Isabel E. Villar: A Meaningful Life
It would be an understatement to say that Isabel E. Villar has lived a meaningful life.
In 1966, she came to the United States from Cuba with her family—"with the clothes on my back and a suitcase full of dreams." Then a teenager, Isabel quickly became involved in her new town of White Plains, New York.
Fast forward 50 years to the present and find Isabel putting her three master's degrees (in languages, teaching, and counseling) to good use as founder and director of El Centro Hispano, a community center that helps Hispanic men and women in the area find jobs, education, and access to health care.
When the vivacious Isabel was diagnosed with ovarian cancer during a routine exam in the spring of 2008, it came as a tremendous shock.
"Two weeks before I had been swimming in the Dominican Republic with my family—and then my life changed," she recalls.
After she asked a friend to find the New York hospital that offered the best treatment for ovarian cancer, Isabel fell under the care of a renowned gynecologic oncologist at Memorial Sloan Kettering Cancer Center (MSK), Dr. David Spriggs.
After surgery, she began a regimen of powerful chemotherapy. Finding these treatments very difficult, she started asking an age-old question: "Why me?"
Looking back on that hard time, she reflects, "I'd spent my entire life helping people, so I kept wondering why I had been chosen to go through this."
I'm here because of Memorial Sloan Kettering.—Isabel E. Villar
Isabel found her answer by doing what she had done her whole life: She began counseling men and women who also faced a cancer diagnosis, offering both emotional and practical support. Her contribution was palpable and did not go unnoticed. In her honor, El Centro Hispano's board started a fund to help others in the community pay for extra costs associated with their hospital visits.
Because she, herself, was diagnosed without symptoms, Isabel encourages others to keep up with their yearly gynecologic screenings.

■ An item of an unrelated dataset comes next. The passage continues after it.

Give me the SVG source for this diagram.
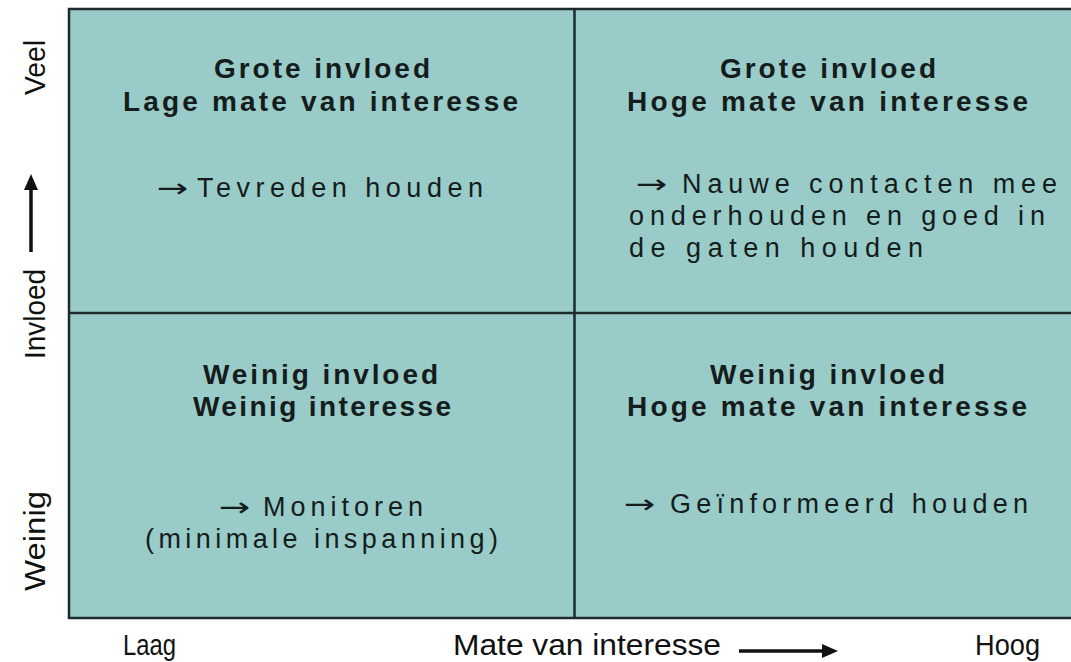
<svg xmlns="http://www.w3.org/2000/svg" width="1071" height="662" viewBox="0 0 1071 662">
  <style>
    .h { font-family: "Liberation Sans", Arial, sans-serif; font-weight: bold; font-size: 28px; fill: #141c1c; }
    .t { font-family: "Liberation Sans", Arial, sans-serif; font-size: 27px; fill: #141c1c; }
    .ar { font-family: "DejaVu Sans", sans-serif; font-size: 26px; fill: #141c1c; }
    .ax { font-family: "Liberation Sans Narrow", "Liberation Sans", Arial, sans-serif; font-size: 29px; fill: #111; }
    .cell { fill: #99cbc8; }
    .grid { stroke: #1c2b2b; stroke-width: 2.5; fill: none; }
    .conn { stroke: #111; stroke-width: 3.5; fill: none; }
  </style>
  <defs>
    <marker id="ah" viewBox="0 0 16 14" refX="2" refY="7" markerWidth="16" markerHeight="14" markerUnits="userSpaceOnUse" orient="auto">
      <path d="M0,0 L16,7 L0,14 z" fill="#111"/>
    </marker>
  </defs>
  <rect width="1071" height="662" fill="#ffffff"/>

  <g id="grid">
    <rect class="cell" x="69" y="9" width="1010" height="609"/>
    <path class="grid" d="M1080,9 H69 V618 H1080"/>
    <path class="grid" d="M574.5,9 V618 M69,313 H1080"/>
  </g>

  <g id="q-top-left">
    <text class="h" x="214" y="78" textLength="216" lengthAdjust="spacing">Grote invloed</text>
    <text class="h" x="123" y="111" textLength="395" lengthAdjust="spacing">Lage mate van interesse</text>
    <text class="ar" transform="translate(157,197) scale(1.45,1)">→</text>
    <text class="t" x="197" y="197" textLength="286" lengthAdjust="spacing">Tevreden houden</text>
  </g>

  <g id="q-top-right">
    <text class="h" x="720" y="78" textLength="216" lengthAdjust="spacing">Grote invloed</text>
    <text class="h" x="627" y="111" textLength="401" lengthAdjust="spacing">Hoge mate van interesse</text>
    <text class="ar" transform="translate(636,193) scale(1.45,1)">→</text>
    <text class="t" x="682" y="193" textLength="375" lengthAdjust="spacing">Nauwe contacten mee</text>
    <text class="t" x="629" y="225" textLength="416" lengthAdjust="spacing">onderhouden en goed in</text>
    <text class="t" x="629" y="257" textLength="294" lengthAdjust="spacing">de gaten houden</text>
  </g>

  <g id="q-bottom-left">
    <text class="h" x="203" y="384" textLength="235" lengthAdjust="spacing">Weinig invloed</text>
    <text class="h" x="193" y="416" textLength="258" lengthAdjust="spacing">Weinig interesse</text>
    <text class="ar" transform="translate(219,516) scale(1.45,1)">→</text>
    <text class="t" x="263" y="516" textLength="160" lengthAdjust="spacing">Monitoren</text>
    <text class="t" x="145" y="548" textLength="353" lengthAdjust="spacing">(minimale inspanning)</text>
  </g>

  <g id="q-bottom-right">
    <text class="h" x="710" y="384" textLength="235" lengthAdjust="spacing">Weinig invloed</text>
    <text class="h" x="627" y="416" textLength="400" lengthAdjust="spacing">Hoge mate van interesse</text>
    <text class="ar" transform="translate(624,513) scale(1.45,1)">→</text>
    <text class="t" x="670" y="513" textLength="358" lengthAdjust="spacing">Geïnformeerd houden</text>
  </g>

  <g id="axis-y">
    <text class="ax" transform="translate(45,95) rotate(-90)" textLength="55" lengthAdjust="spacingAndGlyphs">Veel</text>
    <text class="ax" transform="translate(45,359) rotate(-90)" textLength="90" lengthAdjust="spacingAndGlyphs">Invloed</text>
    <text class="ax" transform="translate(45,591) rotate(-90)" textLength="100" lengthAdjust="spacingAndGlyphs">Weinig</text>
  </g>

  <g id="axis-x">
    <text class="ax" x="123" y="655" textLength="53" lengthAdjust="spacingAndGlyphs">Laag</text>
    <text class="ax" x="453" y="655" textLength="268" lengthAdjust="spacingAndGlyphs">Mate van interesse</text>
    <text class="ax" x="975" y="655" textLength="65" lengthAdjust="spacingAndGlyphs">Hoog</text>
  </g>

  <g id="connectors">
    <line class="conn" x1="31" y1="252" x2="31" y2="188" marker-end="url(#ah)"/>
    <line class="conn" x1="739" y1="651" x2="824" y2="651" marker-end="url(#ah)"/>
  </g>
</svg>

"I am an advocate for people to be aware of their bodies—especially women—because you have to know what you're dealing with," she says.
Her role at El Centro Hispano puts her in a unique position to help others find the best treatment for their disease, as this undertaking sometimes intimidates individuals with limited English.
Throughout her treatment, she never stopped working, as she found El Centro Hispano to be her therapeutic outlet.
"To be there was a way to forget about myself and concentrate on the problems other people have. And my work here—which is also my passion—has given me the hope and motivation to continue what I'm doing."
Very aware of life's fragility, Isabel continues to live her own life to the fullest. A world-traveler, she plans to visit her 93rd country this spring when she attends a festival in Valencia, Spain, the town recognized as the birthplace of the seafood soup paella. And she is very active at her parish, where she enjoys playing the piano and singing—leading the Hispanic choir for 50 years.
Grateful to MSK and her medical team, Isabel says, "I'm here because of Memorial Sloan Kettering."
As a way of expressing her deepest thanks, she began making regular contributions to MSK and decided to include the cancer center in her estate plan.
"Dr. Spriggs has been my inspiration. I know that it's a battle, but I am a person of faith, and this is a challenge that we all face together," she says.
Memorial Sloan Kettering gratefully acknowledges her visionary commitment to the Center's future and recognizes her as a member of the Cullum Society.